L’homme referma la porte, ils n’étaient plus que tous les trois ; Simon resta debout.
_ Asseyez-vous Gaines, est-ce que ma voix vous est familière ?
_ Je devrai vous connaître ?
_ Certainement, vu que vous prétendez que c’est moi qui vous ai servi Kurt Jenks sur un plateau.
_ C’est vous Pelles ? Sûr, votre voix est différente au téléphone.
_ Normal si on considère que ce n’est pas moi qui vous ai téléphoné, maintenant j’aimerai que vous me répétiez ce que cet imposteur vous a dit.
_ Que Kurt était un psycho, enfin ça on le savait déjà… Et qu’il voulait me flinguer, c’était sérieux.
_ Vous ne seriez pas ressorti vivant de ce parking, si ça avait été le cas, Gaines… Mais j’imagine que le fait que vos enregistreurs soient tombés en panne n’a rien à voir avec le fait que vous partagiez la même femme, Kurt et vous.

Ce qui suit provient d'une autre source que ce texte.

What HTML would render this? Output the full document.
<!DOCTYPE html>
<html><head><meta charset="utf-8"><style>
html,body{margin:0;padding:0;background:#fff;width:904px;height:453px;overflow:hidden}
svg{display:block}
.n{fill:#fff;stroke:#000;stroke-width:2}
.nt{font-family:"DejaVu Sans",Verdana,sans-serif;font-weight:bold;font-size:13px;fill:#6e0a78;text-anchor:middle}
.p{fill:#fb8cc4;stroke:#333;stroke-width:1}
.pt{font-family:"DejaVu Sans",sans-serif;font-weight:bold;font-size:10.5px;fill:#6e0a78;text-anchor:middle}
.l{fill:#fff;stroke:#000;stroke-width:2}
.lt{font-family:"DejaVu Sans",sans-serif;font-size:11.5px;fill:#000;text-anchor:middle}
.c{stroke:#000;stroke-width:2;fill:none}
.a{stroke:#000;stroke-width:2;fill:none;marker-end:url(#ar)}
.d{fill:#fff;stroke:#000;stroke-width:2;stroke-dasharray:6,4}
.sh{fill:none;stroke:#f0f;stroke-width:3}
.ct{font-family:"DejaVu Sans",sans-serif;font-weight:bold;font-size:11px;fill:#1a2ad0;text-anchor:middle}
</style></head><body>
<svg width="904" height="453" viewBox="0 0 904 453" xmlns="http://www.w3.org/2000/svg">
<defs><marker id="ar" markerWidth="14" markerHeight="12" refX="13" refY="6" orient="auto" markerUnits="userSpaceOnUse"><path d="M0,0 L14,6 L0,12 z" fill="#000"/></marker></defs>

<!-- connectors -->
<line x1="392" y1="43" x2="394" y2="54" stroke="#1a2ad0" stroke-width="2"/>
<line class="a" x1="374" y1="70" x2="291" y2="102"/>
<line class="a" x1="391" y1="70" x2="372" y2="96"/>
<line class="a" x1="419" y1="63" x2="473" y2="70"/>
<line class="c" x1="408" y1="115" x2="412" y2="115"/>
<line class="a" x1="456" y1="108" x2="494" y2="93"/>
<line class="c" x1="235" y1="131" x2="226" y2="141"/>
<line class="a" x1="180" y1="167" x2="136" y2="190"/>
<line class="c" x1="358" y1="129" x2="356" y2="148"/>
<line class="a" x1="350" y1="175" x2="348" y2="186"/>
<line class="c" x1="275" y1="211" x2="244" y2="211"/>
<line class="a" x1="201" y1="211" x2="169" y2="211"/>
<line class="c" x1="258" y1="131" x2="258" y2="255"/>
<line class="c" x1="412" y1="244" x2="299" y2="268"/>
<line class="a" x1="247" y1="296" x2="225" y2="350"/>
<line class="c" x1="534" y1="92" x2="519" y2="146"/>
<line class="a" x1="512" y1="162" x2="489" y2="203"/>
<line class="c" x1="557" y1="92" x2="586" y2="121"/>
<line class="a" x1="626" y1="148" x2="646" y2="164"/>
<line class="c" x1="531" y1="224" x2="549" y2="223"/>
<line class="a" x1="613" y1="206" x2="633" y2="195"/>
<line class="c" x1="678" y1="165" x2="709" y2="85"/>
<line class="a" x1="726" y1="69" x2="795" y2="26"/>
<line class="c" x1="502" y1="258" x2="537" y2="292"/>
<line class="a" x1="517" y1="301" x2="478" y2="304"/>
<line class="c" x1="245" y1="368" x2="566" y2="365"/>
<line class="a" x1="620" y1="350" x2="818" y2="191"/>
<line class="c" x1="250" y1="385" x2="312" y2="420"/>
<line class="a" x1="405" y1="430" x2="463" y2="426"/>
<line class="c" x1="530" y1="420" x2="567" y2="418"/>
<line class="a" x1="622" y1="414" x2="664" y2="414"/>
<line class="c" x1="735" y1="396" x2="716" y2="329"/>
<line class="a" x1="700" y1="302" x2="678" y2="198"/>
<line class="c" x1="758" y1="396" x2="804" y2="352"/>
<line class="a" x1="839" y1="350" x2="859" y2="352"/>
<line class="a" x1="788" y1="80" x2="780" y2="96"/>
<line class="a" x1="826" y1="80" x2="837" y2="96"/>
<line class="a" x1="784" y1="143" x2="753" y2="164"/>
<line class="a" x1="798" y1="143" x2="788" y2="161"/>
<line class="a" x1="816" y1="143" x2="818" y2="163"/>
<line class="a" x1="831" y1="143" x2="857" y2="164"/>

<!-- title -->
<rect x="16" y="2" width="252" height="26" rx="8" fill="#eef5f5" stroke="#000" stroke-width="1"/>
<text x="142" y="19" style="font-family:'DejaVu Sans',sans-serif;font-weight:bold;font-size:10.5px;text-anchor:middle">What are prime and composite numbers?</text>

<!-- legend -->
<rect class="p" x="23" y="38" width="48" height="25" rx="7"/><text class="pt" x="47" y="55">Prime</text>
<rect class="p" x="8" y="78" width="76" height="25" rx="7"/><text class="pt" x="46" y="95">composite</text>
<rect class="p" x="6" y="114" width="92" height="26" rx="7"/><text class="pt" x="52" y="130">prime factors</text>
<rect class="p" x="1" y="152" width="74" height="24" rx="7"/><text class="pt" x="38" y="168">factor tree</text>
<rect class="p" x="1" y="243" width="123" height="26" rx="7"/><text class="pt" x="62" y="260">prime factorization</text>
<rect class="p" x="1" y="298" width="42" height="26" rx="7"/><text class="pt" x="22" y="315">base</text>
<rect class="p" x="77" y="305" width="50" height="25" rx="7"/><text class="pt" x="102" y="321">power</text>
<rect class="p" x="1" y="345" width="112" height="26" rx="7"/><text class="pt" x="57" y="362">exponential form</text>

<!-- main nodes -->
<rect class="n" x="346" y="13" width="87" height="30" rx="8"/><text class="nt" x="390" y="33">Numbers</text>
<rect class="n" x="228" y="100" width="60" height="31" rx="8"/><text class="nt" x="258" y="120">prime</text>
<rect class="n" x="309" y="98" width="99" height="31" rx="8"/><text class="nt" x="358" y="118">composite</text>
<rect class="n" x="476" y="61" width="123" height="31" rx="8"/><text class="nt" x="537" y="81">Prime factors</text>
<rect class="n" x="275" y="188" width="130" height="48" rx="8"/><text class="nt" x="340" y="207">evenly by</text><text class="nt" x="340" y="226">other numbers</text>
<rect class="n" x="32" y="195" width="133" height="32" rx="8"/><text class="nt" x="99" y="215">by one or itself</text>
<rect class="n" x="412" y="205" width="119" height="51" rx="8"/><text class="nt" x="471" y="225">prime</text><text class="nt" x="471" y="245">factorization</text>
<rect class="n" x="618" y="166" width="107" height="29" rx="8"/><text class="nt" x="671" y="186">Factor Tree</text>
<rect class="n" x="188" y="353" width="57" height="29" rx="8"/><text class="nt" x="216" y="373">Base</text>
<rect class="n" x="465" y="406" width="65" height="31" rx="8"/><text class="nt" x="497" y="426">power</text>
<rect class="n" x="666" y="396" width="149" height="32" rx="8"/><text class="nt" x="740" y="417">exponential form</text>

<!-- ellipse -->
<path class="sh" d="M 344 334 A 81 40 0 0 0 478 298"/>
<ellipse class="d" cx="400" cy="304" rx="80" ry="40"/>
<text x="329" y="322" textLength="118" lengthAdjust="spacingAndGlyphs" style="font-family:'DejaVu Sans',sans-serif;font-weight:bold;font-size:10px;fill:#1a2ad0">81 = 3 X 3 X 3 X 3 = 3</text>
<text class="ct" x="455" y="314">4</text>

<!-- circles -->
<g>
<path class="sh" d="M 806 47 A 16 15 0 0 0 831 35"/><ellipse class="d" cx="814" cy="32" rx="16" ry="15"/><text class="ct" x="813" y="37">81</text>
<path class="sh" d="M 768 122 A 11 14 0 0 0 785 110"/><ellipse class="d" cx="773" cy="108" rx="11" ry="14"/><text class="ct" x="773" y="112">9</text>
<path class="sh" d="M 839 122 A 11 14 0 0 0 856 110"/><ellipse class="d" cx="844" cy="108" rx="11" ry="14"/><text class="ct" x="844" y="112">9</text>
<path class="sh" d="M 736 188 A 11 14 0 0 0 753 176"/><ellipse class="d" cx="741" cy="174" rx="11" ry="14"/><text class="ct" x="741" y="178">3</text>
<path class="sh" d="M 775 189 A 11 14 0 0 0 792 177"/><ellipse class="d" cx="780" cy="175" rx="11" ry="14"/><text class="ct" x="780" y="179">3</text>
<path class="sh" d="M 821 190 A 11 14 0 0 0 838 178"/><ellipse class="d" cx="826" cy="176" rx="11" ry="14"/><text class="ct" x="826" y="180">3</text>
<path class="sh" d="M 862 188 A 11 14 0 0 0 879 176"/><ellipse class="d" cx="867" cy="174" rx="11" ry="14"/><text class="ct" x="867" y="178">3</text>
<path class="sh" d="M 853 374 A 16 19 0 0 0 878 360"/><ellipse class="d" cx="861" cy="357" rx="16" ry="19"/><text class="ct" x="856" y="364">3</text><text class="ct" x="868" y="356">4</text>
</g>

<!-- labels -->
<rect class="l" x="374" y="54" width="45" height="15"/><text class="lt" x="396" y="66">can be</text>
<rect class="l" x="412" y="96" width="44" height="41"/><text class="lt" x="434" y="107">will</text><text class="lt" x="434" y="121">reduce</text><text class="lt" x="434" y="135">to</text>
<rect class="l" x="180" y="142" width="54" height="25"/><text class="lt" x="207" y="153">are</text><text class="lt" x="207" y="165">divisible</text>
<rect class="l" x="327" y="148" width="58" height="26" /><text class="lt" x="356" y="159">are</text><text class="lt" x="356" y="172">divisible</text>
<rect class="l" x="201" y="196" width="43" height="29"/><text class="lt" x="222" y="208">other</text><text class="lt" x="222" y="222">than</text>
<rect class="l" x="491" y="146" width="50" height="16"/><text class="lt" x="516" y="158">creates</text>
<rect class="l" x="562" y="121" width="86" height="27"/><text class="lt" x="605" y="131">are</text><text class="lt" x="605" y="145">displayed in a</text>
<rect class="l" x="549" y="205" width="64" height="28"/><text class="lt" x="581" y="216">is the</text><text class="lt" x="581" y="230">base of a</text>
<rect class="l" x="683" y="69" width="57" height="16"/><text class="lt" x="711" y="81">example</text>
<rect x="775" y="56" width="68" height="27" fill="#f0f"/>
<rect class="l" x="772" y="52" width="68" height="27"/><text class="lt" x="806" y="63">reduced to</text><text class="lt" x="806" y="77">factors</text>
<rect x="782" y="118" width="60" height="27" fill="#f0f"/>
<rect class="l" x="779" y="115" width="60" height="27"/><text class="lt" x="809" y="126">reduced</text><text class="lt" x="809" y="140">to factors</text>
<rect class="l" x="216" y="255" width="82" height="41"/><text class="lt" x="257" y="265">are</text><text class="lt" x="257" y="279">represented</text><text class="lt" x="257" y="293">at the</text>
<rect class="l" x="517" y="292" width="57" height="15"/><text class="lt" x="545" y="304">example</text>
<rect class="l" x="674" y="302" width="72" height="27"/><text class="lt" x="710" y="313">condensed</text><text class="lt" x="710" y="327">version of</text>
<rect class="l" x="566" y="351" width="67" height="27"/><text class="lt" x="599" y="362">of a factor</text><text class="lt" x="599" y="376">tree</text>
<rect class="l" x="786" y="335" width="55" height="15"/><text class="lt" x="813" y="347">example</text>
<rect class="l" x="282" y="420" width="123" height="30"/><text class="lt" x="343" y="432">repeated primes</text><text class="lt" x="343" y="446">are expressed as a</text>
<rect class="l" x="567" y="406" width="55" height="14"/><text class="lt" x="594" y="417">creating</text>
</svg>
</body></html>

Gaines se leva droit comme un I, menaçant… Simon sentait le chien méchant caché sous cette peau d’homme, il avait envie de le cogner.
_ On partage rien du tout, votre petit pote est un looser Pelles, Cat est ma femme maintenant… Et son ex tueur de flics finira par avoir ce qu’il mérite. Vous croyez vraiment que vous m’impressionnez avec vos médailles ? Vous êtes un boiteux, votre pote un cinglé ; ici c’est le monde réel, la frime ça suffit pas.
C’était trop, Simon disjoncta ; attrapant le doigt que Gaines tendait vers, lui, il tordit et toutes les articulations suivirent ; Gaines se plia et tomba à genoux, Simon respira un grand coup et s’arrêta à temps pour ne pas lui casser d’os, il maintînt la pression et baissa les yeux sur Gaines.
_ Je n’ai rien à carrer de vos histoires de lit, Gaines ; pas plus que de votre opinion sur la guerre dans les colonies ou ceux qui la font. Vous êtes très chanceux que Kurt Jenks vous trouve trop insignifiant pour vous en vouloir, lui comme moi avons rencontré des tas de types dans votre genre, là-haut… Et ils ont tous fini de la même façon, ils sont tombés sur plus méchant qu’eux.
L’investigateur se rapprocha, et Simon relâcha la pression sur la main de Gaines.
_ Que votre molosse nous donne toutes les infos pour remonter jusqu’à l’émetteur des faux appels… Et sortez le de la rue, lui et ses copains les vengeurs masqués se sont déjà fait assez de mal comme ça. Contre un adversaire bien entraîné et bien armé, il vous faut des spécialistes.
_ On les a, je m’occupe du traçage téléphonique et je vous rejoins en salle de réunion, sergent.